Но даже несмотря на то, что отношения к авторитету становятся интериоризованными, эту интериоризацию не следует считать настолько полной, чтобы отделить совесть от внешних авторитетов. Такое полное отделение совести, какое мы можем наблюдать в случаях навязчивых неврозов, является скорее исключением, чем правилом; обычно человек с авторитарной совестью привязан к внешним авторитетам и к их интериоризованному отражению. Фактически между ними существует постоянное взаимодействие. Наличие внешних авторитетов, по отношению к которым человек испытывает благоговейный страх, является источником, постоянно питающим интериоризованный авторитет, совесть. Если авторитеты не существуют в реальности, т. е., если у человека нет оснований бояться их, то авторитарная совесть ослабнет и утратит силу. Одновременно совесть оказывает влияние на сложившийся у человека образ внешних авторитетов. Потому что такая совесть всегда окрашена человеческой потребностью в восхищении, в каком-либо идеале [92], в стремлении к некоему совершенству, и этот образ совершенства проецируется на внешние авторитеты. В результате образ этих авторитетов, в свою очередь, окрашен "идеальным" аспектом совести.

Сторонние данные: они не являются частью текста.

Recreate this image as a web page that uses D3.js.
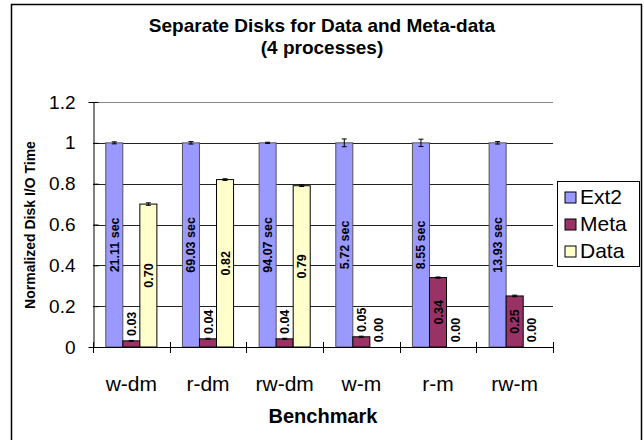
<!DOCTYPE html>
<html>
<head>
<meta charset="utf-8">
<script src="https://cdn.jsdelivr.net/npm/d3@7"></script>
<style>
  body { margin: 0; background: #fff; }
  svg { font-family: "Liberation Sans", Arial, sans-serif; }
</style>
</head>
<body>
<div class="chart"></div>
<script>
// data
const benchmarks = ["w-dm", "r-dm", "rw-dm", "w-m", "r-m", "rw-m"];
const series = ["Ext2", "Meta", "Data"];
const ext2Values = [1, 1, 1, 1, 1, 1];
const metaValues = [0.03, 0.04, 0.04, 0.05, 0.34, 0.25];
const dataValues = [0.70, 0.82, 0.79, 0.00, 0.00, 0.00];
const ext2Errors = [0.005, 0.006, 0.003, 0.019, 0.018, 0.006];
const metaErrors = [0.002, 0.003, 0.003, 0.003, 0.003, 0.004];
const dataErrors = [0.006, 0.004, 0.004, 0, 0, 0];
const ext2Seconds = ["21.11 sec", "69.03 sec", "94.07 sec", "5.72 sec", "8.55 sec", "13.93 sec"];
const yTicks = [0, 0.2, 0.4, 0.6, 0.8, 1, 1.2];
const titleLines = ["Separate Disks for Data and Meta-data", "(4 processes)"];

const colors = {Ext2: "#9999FF", Meta: "#993366", Data: "#FFFFCC"};
const strokes = {Ext2: "#555", Meta: "#000", Data: "#000"};

const width = 644, height = 440;
const plot = {left: 93, right: 553, top: 102, bottom: 347};

const rows = [];
benchmarks.forEach((b, i) => {
  rows.push({bench: b, key: "Ext2", v: ext2Values[i], err: ext2Errors[i], label: ext2Seconds[i]});
  rows.push({bench: b, key: "Meta", v: metaValues[i], err: metaErrors[i], label: d3.format(".2f")(metaValues[i])});
  rows.push({bench: b, key: "Data", v: dataValues[i], err: dataErrors[i], label: d3.format(".2f")(dataValues[i])});
});

const svg = d3.select(".chart").append("svg")
    .attr("width", width)
    .attr("height", height);

// outer frame
svg.append("rect")
    .attr("x", 11.5).attr("y", 4.5)
    .attr("width", 630).attr("height", 440)
    .attr("fill", "#fff").attr("stroke", "#000").attr("stroke-width", 1.5);

const x0 = d3.scaleBand()
    .domain(benchmarks)
    .range([plot.left, plot.right]);

const bw = x0.bandwidth();
const gap = bw * 1.5 / 4.5;
const x1 = d3.scaleBand()
    .domain(series)
    .range([gap / 2, bw - gap / 2]);

const y = d3.scaleLinear()
    .domain([0, 1.2])
    .range([plot.bottom, plot.top]);

// gridlines
svg.append("g")
  .selectAll("line")
  .data(yTicks.filter(d => d > 0))
  .join("line")
    .attr("x1", plot.left).attr("x2", plot.right)
    .attr("y1", d => Math.round(y(d)) + 0.5).attr("y2", d => Math.round(y(d)) + 0.5)
    .attr("stroke", d => d == 1.2 ? "#888" : "#222");

// bars
svg.append("g")
  .selectAll("rect")
  .data(rows)
  .join("rect")
    .attr("x", d => x0(d.bench) + x1(d.key))
    .attr("y", d => y(d.v))
    .attr("width", x1.bandwidth())
    .attr("height", d => y(0) - y(d.v))
    .attr("fill", d => colors[d.key])
    .attr("stroke", d => strokes[d.key])
    .attr("stroke-width", 1);

// error bars
const errs = svg.append("g")
  .selectAll("g")
  .data(rows.filter(d => d.err > 0))
  .join("g")
    .attr("stroke", "#000").attr("stroke-width", 1);
errs.append("line")
    .attr("x1", d => x0(d.bench) + x1(d.key) + x1.bandwidth() / 2)
    .attr("x2", d => x0(d.bench) + x1(d.key) + x1.bandwidth() / 2)
    .attr("y1", d => y(d.v + d.err)).attr("y2", d => y(d.v - d.err));
errs.selectAll("line.cap")
  .data(d => [d.v + d.err, d.v - d.err].map(e => ({d: d, e: e})))
  .join("line")
    .attr("class", "cap")
    .attr("x1", p => x0(p.d.bench) + x1(p.d.key) + x1.bandwidth() / 2 - 2.5)
    .attr("x2", p => x0(p.d.bench) + x1(p.d.key) + x1.bandwidth() / 2 + 2.5)
    .attr("y1", p => y(p.e)).attr("y2", p => y(p.e));

// value labels, rotated; short bars get the label above them
svg.append("g")
  .selectAll("text")
  .data(rows)
  .join("text")
    .attr("font-size", "12.5px")
    .attr("font-weight", "bold")
    .attr("fill", "#000")
    .attr("text-anchor", "middle")
    .attr("transform", function(d) {
      const cx = x0(d.bench) + x1(d.key) + x1.bandwidth() / 2 + 4.5;
      const len = d.label.length * 7;
      const h = y(0) - y(d.v);
      let cy = y(d.v / 2);
      if (len + 4 > h) cy = y(d.v) - 3 - len / 2;
      return `translate(${cx},${cy}) rotate(-90)`;
    })
    .text(d => d.label);

// y axis
const yAxis = svg.append("g")
    .attr("transform", `translate(${plot.left + 0.5},0)`)
    .call(d3.axisLeft(y).tickValues(yTicks).tickSize(5).tickPadding(13).tickFormat(d3.format("~g")));
yAxis.select(".domain").attr("stroke", "#000");
yAxis.selectAll(".tick line").attr("x2", 5).attr("stroke", "#000");
yAxis.selectAll(".tick text")
    .style("font-size", "19px")
    .attr("font-family", "Liberation Sans, Arial, sans-serif")
    .attr("fill", "#000");

// x axis line with ticks at category boundaries
svg.append("line")
    .attr("x1", plot.left).attr("x2", plot.right)
    .attr("y1", plot.bottom + 0.5).attr("y2", plot.bottom + 0.5)
    .attr("stroke", "#000");
svg.append("g")
  .selectAll("line")
  .data(benchmarks.map(b => x0(b)).concat([x0(benchmarks[benchmarks.length - 1]) + bw]))
  .join("line")
    .attr("x1", d => Math.round(d) + 0.5).attr("x2", d => Math.round(d) + 0.5)
    .attr("y1", plot.bottom - 5).attr("y2", plot.bottom + 6)
    .attr("stroke", "#000");

// category labels
svg.append("g")
  .selectAll("text")
  .data(benchmarks)
  .join("text")
    .attr("x", d => x0(d) + bw / 2)
    .attr("y", 391)
    .attr("text-anchor", "middle")
    .attr("font-size", "21px")
    .text(d => d);

// axis titles
svg.append("text")
    .attr("x", 323).attr("y", 423)
    .attr("text-anchor", "middle")
    .attr("font-size", "20px").attr("font-weight", "bold")
    .text("Benchmark");

svg.append("text")
    .attr("transform", "translate(35,225) rotate(-90)")
    .attr("text-anchor", "middle")
    .attr("font-size", "14px").attr("font-weight", "bold")
    .text("Normalized Disk I/O Time");

// title
svg.append("g")
  .selectAll("text")
  .data(titleLines)
  .join("text")
    .attr("x", 322)
    .attr("y", (d, i) => 32 + i * 22)
    .attr("text-anchor", "middle")
    .attr("font-size", "19px").attr("font-weight", "bold")
    .text(d => d);

// legend
const legend = svg.append("g");
legend.append("rect")
    .attr("x", 557.5).attr("y", 181.5)
    .attr("width", 82).attr("height", 85)
    .attr("fill", "#fff").attr("stroke", "#000");
const items = legend.selectAll("g")
  .data(series)
  .join("g")
    .attr("transform", (d, i) => `translate(565,${192 + i * 27})`);
items.append("rect")
    .attr("width", 11).attr("height", 11)
    .attr("fill", d => colors[d]).attr("stroke", "#000");
items.append("text")
    .attr("x", 15).attr("y", 12)
    .attr("font-size", "21px")
    .text(d => d);
</script>
</body>
</html>
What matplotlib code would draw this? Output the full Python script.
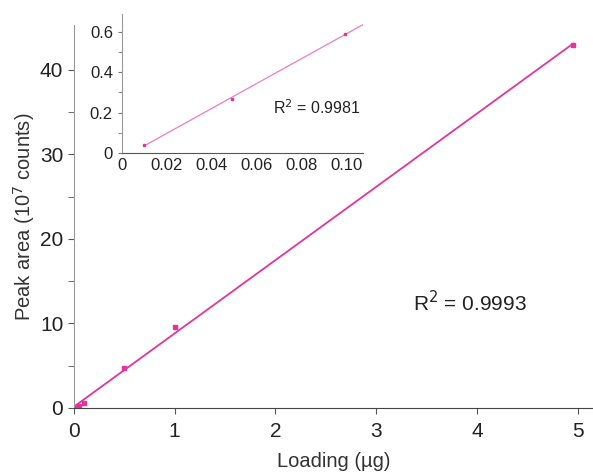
import numpy as np
import matplotlib.pyplot as plt

plt.rcParams['font.family'] = ['Liberation Sans', 'DejaVu Sans']

# loading (ug) vs peak area (10^7 counts)
loading = [0.01, 0.05, 0.1, 0.5, 1.0, 4.95]
area = [0.04, 0.27, 0.6, 4.75, 9.6, 42.9]

# low-load points for the inset
loading_low = [0.01, 0.049, 0.099]
area_low = [0.04, 0.27, 0.59]

r2_all = 0.9993
r2_low = 0.9981

pink = '#e2359b'
pink_light = '#ec7fbd'

fig = plt.figure(figsize=(5.93, 4.72), dpi=100)
ax = fig.add_axes([0.1243, 0.1356, 0.8757, 0.8114])

k, b = np.polyfit(loading, area, 1)
xf = np.array([0, loading[-1]])
ax.plot(xf, k * xf + b, color=pink, lw=1.3)
ax.plot(loading, area, 's', color=pink, ms=3)

ax.set_xlim(0, 5.15)
ax.set_ylim(0, 45.3)
ax.set_xticks([0, 1, 2, 3, 4, 5])
ax.set_yticks([0, 10, 20, 30, 40])
ax.set_yticks(np.arange(5, 45, 10), minor=True)
ax.tick_params(labelsize=15, length=4, color='#555555', labelcolor='#222222')
ax.tick_params(axis='x', pad=6)
ax.tick_params(which='minor', length=4, color='#555555')
for s in ['top', 'right']:
    ax.spines[s].set_visible(False)
ax.spines['left'].set_color('#999999')
ax.spines['bottom'].set_color('#444444')
ax.set_xlabel('Loading (µg)', fontsize=14.5, color='#333333', labelpad=8)
ax.set_ylabel('Peak area (10$^7$ counts)', fontsize=14.5, color='#333333', labelpad=2)
ax.text(3.36, 12.5, 'R$^2$ = %.4f' % r2_all, fontsize=15, color='#222222', va='center')

ins = fig.add_axes([0.2057, 0.676, 0.406, 0.2945])
k2, b2 = np.polyfit(loading_low, area_low, 1)
xf2 = np.array([loading_low[0], 0.107])
ins.plot(xf2, k2 * xf2 + b2, color=pink_light, lw=0.9)
ins.plot(loading_low, area_low, 's', color=pink, ms=1.5)

ins.set_xlim(0, 0.107)
ins.set_ylim(0, 0.69)
ins.set_xticks([0, 0.02, 0.04, 0.06, 0.08, 0.10])
ins.set_xticklabels(['0', '0.02', '0.04', '0.06', '0.08', '0.10'])
ins.set_yticks([0, 0.2, 0.4, 0.6])
ins.set_yticklabels(['0', '0.2', '0.4', '0.6'])
ins.set_yticks([0.1, 0.3, 0.5], minor=True)
ins.tick_params(labelsize=12, labelcolor='#222222', color='#777777', length=3)
ins.tick_params(axis='x', length=0)
ins.tick_params(which='minor', length=3, color='#777777')
ins.patch.set_alpha(0)
for s in ['top', 'right']:
    ins.spines[s].set_visible(False)
ins.spines['left'].set_color('#999999')
ins.spines['bottom'].set_color('#555555')
ins.text(0.067, 0.225, 'R$^2$ = %.4f' % r2_low, fontsize=11.5, color='#222222', va='center')

plt.savefig('out.png', dpi=100)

Это очень важно, так как представление человека о свойствах авторитетов отлично от их реальных свойств; это представление все более и более идеализируется и, таким образом, все более служит реинтериоризации [93]. Очень часто такое взаимодействие интериоризации и проекции приводит к непоколебимой уверенности в идеальном характере авторитета, уверенности, непроницаемой для всех противоречащих ей эмпирически очевидных фактов.